Any attempt to support the Japanese yen through direct market intervention is unlikely to have success beyond the short-term when the fundamentals are so strongly working against it. But that’s unlikely to deter Japanese government officials from ramping up the intervention warnings after USD/JPY surged to 11-month highs on Monday, corresponding with the spread between US and Japanese 10-year bonds blowing out to over 380 basis points, the highest level this year.
Intervention may provide better entry levels for long USD positions
Unless spreads narrow meaningfully between the US and Japan – either by markets collectively rethinking the outlook for US monetary policy or the Bank of Japan unexpectedly removing yield curve control, both of which appear extremely unlikely in the short to medium term – it suggests verbal and direct intervention will provide opportunities for traders to enter long USD positions at better levels with an eye to fading knee-jerk initial reactions.
The difficulty in predicting the reaction in USD/JPY is you cannot say with any certainty if the Bank of Japan (BOJ) will intervene on the government’s behalf. And, if it does, how much the JPY would need to strengthen by before it is satisfied with the results? I know other analysts have looked at past episodes of BOJ intervention, but I’m not convinced that what happened previously will be useful for what may happen on this occasion. Instead, looking at where support is located on the charts may help determine which levels provide decent risk-risk reward for those seeking to fade the initial market reaction.

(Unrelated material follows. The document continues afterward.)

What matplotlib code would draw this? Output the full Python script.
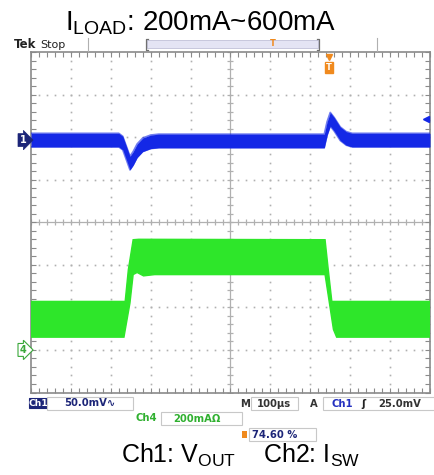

USD/JPY support levels to watch
On the daily, 145.00 has acted as a support and resistance zone in recent months, suggesting this level should be watched closely as a potential entry level. Further down, the pair has also done quite a bit of work either side of 142.00, providing another zone to watch for a potential entry point.
Any intervention beyond this would be unlikely given it would risk the wrath of policymakers in other monetary jurisdictions. Given the firepower possessed by the BOJ, traders considering fading a direct intervention move should ensure their position sizing and stop levels have been evaluated thoroughly, including looking for signs of relative stabilisation in USD/JPY.
While the reaction in USD/JPY is likely to the most acute, intervention to support the JPY would likely support other currencies against the USD, especially those which have large short positions against them or have suffered large falls during the latest episode of US dollar strength.
AUD/USD pops provide opportunities to fade
AUD/USD is one pair that immediately spring to mind. On the topside, it has struggled above .6500 recently, trying and failing on four separate occasions to break above this level over the past six weeks. Above there, just below .6600 is another zone to watch given this previously acted as support for several months earlier this year.
USD/CNH another candidate for knee-jerk reaction
USD/CNH is another pair that been largely one-way traffic of late, providing another option to reset USD longs should we see another intervention episode. It found plenty of bids below 7.1500 earlier this year, suggesting that may provide a decent entry level. Further down, a more pronounced support level is located at 7.0000.